Looking back at that incident, Zikherman-Greisdorf now realizes that her father was a hero. He saved the lives of a trainload of refugees.
When the family reached the Soviet Union, along with tens of thousands of other refugees, they could not stay in overcrowded urban areas. At a kolkhoz, a collective farm in a rural Russian village, the Zikherman family lived with people who had heard legends about Jews but had never seen one. Villagers literally checked these newcomers for horns. Once the villagers realized that Jews are just human beings, the good-hearted peasants even shared what little they had to help the family survive.
Zikherman-Greisdorf’s ever-resourceful father, trained as a tailor, took up whatever trade or craft he needed to provide for the family and to share with the neighbors.
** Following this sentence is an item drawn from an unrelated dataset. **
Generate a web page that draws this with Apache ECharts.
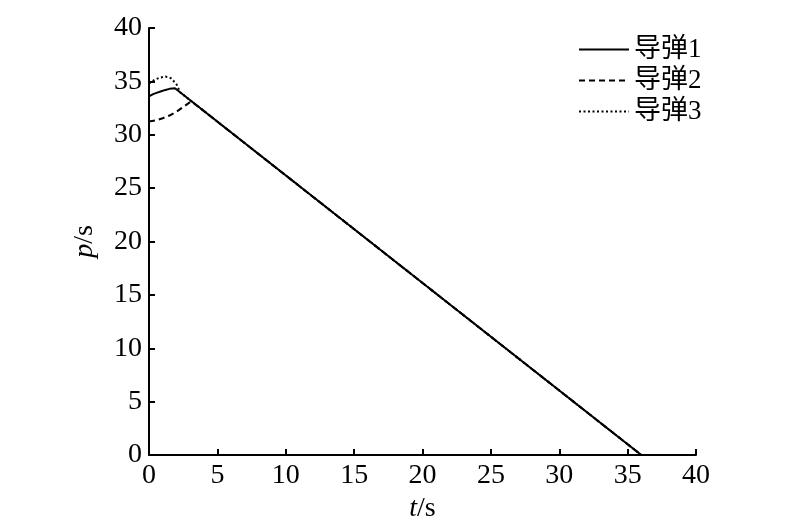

When he was mobilized, her fragile mother needed 12-year-old Gita to take charge.
Even in their extreme poverty, when Gita’s mother had enough supplies (flour, bran and potato peels) to bake bread, she instructed Gita to carry some to more needy neighbors.
The story continues as the family moved from place to place across Russia, as they linked up with surviving cousins, as they faced life-threatening dangers and still managed to enjoy life.
After the war, the Russians put Gita’s father in charge of a tailoring shop. Three German prisoners-of-war worked for him. The Russians had little sympathy for these defeated soldiers and did not give them enough to eat. Gita’s mother made sandwiches for her husband and extra sandwiches for the prisoners.
Gita did not ever become a concern pianist — she still feels sad about that and cries at concerts. She became a teacher of Russian language and literature. She married Gary Greisdorf in Russia, and they have two children and four grandchildren. The family moved to the Detroit area in 1972.
Summarizing her life story, the author wants non-Jews to see what it means to hate and to ask themselves the tragic question: “How can a person come to such hatred?”
She wants Jews to feel proud of our people, even when we have disagreements and to remain united.
Without hiding from the horror, Zikherman-Greisdorf’s Holocaust story comes across as both sweet and honest.